For the first time, since 1950, China is considering to increase the retirement age within the country, as policy makers have confronted that the prospect of a shrinking workforce that damps economic growth.
The age will rise gradually, Hu Xiaoyi, a vice minister of human resources and social security, said this month. Right now, the compulsory retirement age in China is 50 years for women and for men it is 60 years. From 2020, the retirement age is proposed as five years higher than the present ages.

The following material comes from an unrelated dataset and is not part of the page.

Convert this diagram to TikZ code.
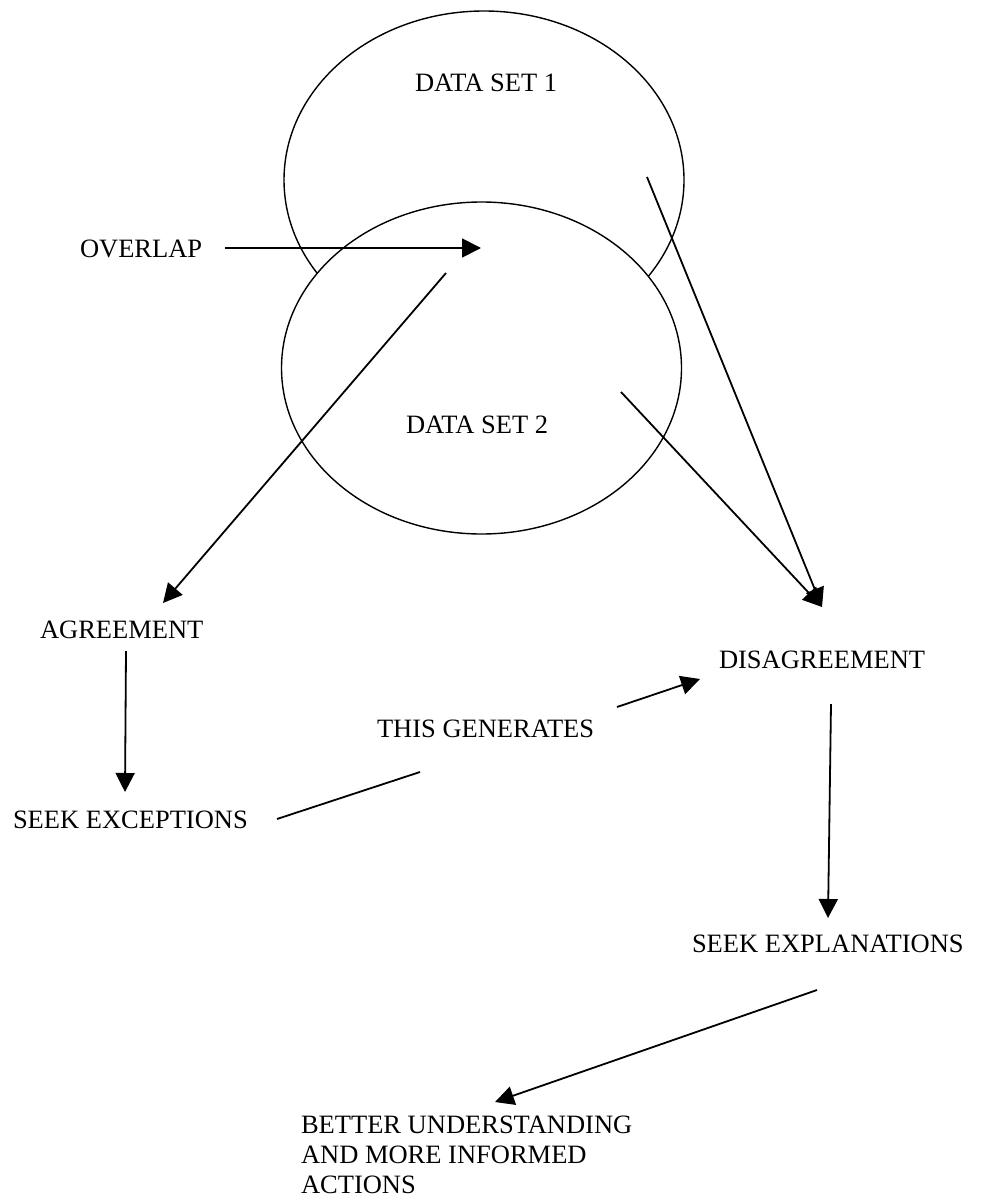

Delaying retirement may be a more effective tool in alleviating labor shortages and driving growth than the easing of the one-child policy announced last month as part of the broadest policy reforms since the 1990s. More than three decades of population control are thinning the ranks of available workers, adding to constraints on expansion as President Xi Jinping’s government seeks to rein in debt-fueled investment.
Chang Jian, China economist at Barclays Plc in Hong Kong, stated, “I would think that a lot of people would want to voluntarily work longer if the policies are right.” The government would get “a lot more mileage” from raising the retirement age than a partial relaxation of the one-child policy, she said.
Twelve of 18 analysts saw 55 as closest to the 2020 retirement age for women, with five saying 60 and one 65, according to the Bloomberg News survey, conducted from Nov. 22 to Nov. 27.
The retirement age for men is likely to rise to about 65, according to 14 respondents, while two said it would be closer to 70 and two said it would stay near 60, the survey found.
For women in white-collar jobs, the retirement age is 55, and there are other exceptions such as for heavy labor.